Pasalnya, ia tak bisa bertemu Jokowi yang kala itu sedang mengunjungi Pasar Blok G Tanah Abang, Jakarta Pusat.
Kedatangan Pak Raden akhirnya diterima oleh Basuki Tjahaja Purnama (Ahok) yang saat itu masih menjabat sebagai Wakil Gubernur DKI Jakarta.
"(Membuat lukisan) itu membutuhkan biaya, waktu, dan tenaga.

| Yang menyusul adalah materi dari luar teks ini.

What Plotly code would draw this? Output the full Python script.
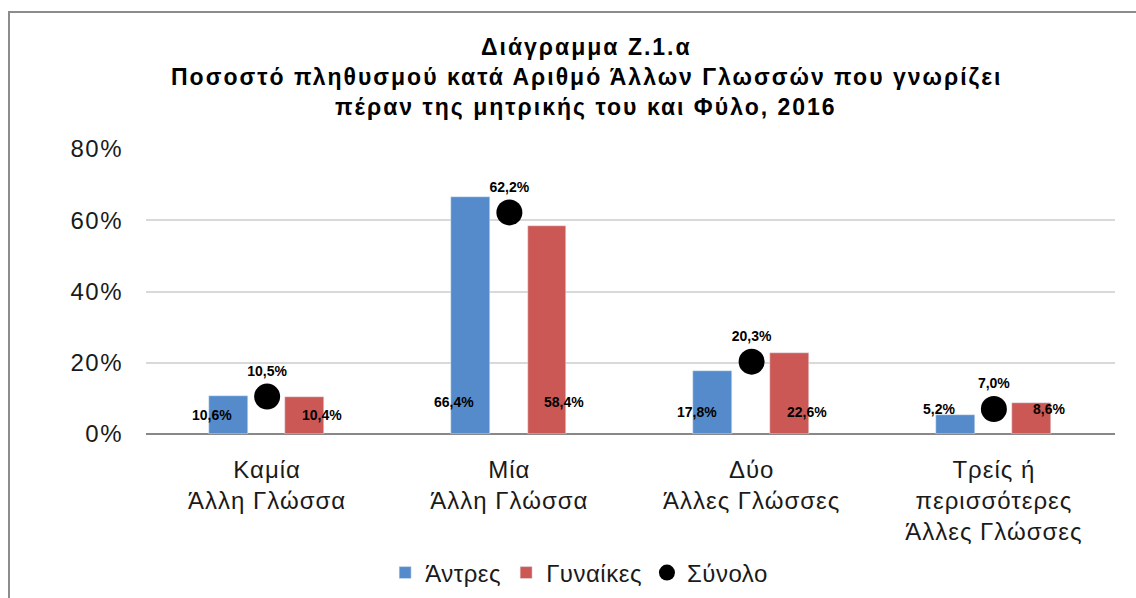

Kalau lukisan ini laku, saya gunakan untuk berobat kaki saya," kata Pak Raden di Balai Kota saat itu.
Tolak tawaran Ahok
Basuki kemudian menawarkan Pak Raden untuk menjual lukisan berjudul "Perang Kembang" itu ke Direktorat Pariwisata Kementerian Pariwisata dan Perekonomian Kreatif (kini Kementerian Pariwisata).
Pak Raden menolak penawaran Basuki.
Pasalnya, menurut Pak Raden, Jokowi mewakili sosok kesatria seperti yang ia lukiskan dengan cat minyak di atas kanvas berukuran 90 x 40 cm tersebut sehingga ia hanya ingin Jokowi yang membeli lukisannya.
Lukisan berjudul "Perang Kembang" yang dijual kepada Jokowi itu berkisah tentang perlawanan kesatria melawan raksasa.
Dalam pementasan wayang orang dan wayang kulit gaya Surakarta, adegan "Perang Kembang" selalu ditampilkan dan menjadi adegan favorit bagi penonton karena indah, seru, dan menghibur.
Ingin terbitkan buku
Selain uangnya akan dipergunakan untuk biaya berobat, Pak Raden berencana menggunakan uang hasil penjualan lukisannya untuk menerbitkan tiga buku anak-anak tentang pewayangan.
Buku pertama berisi pengenalan wayang orang kepada anak-anak melalui anak perempuan yang bernama Suti.
Buku kedua tentang pengenalan wayang kulit kepada anak dengan tokoh utama bernama Trimo.
Trimo merupakan siswa SD inpres yang memiliki bapak dengan profesi sebagai dalang dan ia selalu membantu pementasan bapaknya serta buku ketiga bercerita tentang tokoh bernama Sumantri.
Buku itu berkisah tentang persahabatan dan cinta Tanah Air.
Mendongeng PNS DKI
Seusai bertemu Basuki, Pak Raden mendongeng di selasar Balai Kota.
Aksinya menarik perhatian wartawan, pegawai negeri sipil (PNS) DKI, dan beberapa warga di tempat itu.
Pak Raden membawakan cerita berjudul "Mari Buka Celana" dan "Bersyukur". Dongeng "Mari Buka Celana" bercerita tentang seorang ibu yang memiliki lima orang anak yang bernama Maribu, Marika, Marice, Marila, dan Marina.
Adapun dongeng "Bersyukur" bercerita tentang seorang nenek yang sudah tidak memiliki kaki secara lengkap, tetapi nenek tersebut tak pernah lupa untuk bersyukur dan mengucap syukur.
Pada kesempatan itu, Pak Raden juga meminta izin untuk mengamen dan menawarkan lukisan terbarunya. Pak Raden wafat pada usia 82 tahun di Rumah Sakit Pelni, Petamburan, Jakarta Pusat, Jumat (30/10/2015) malam.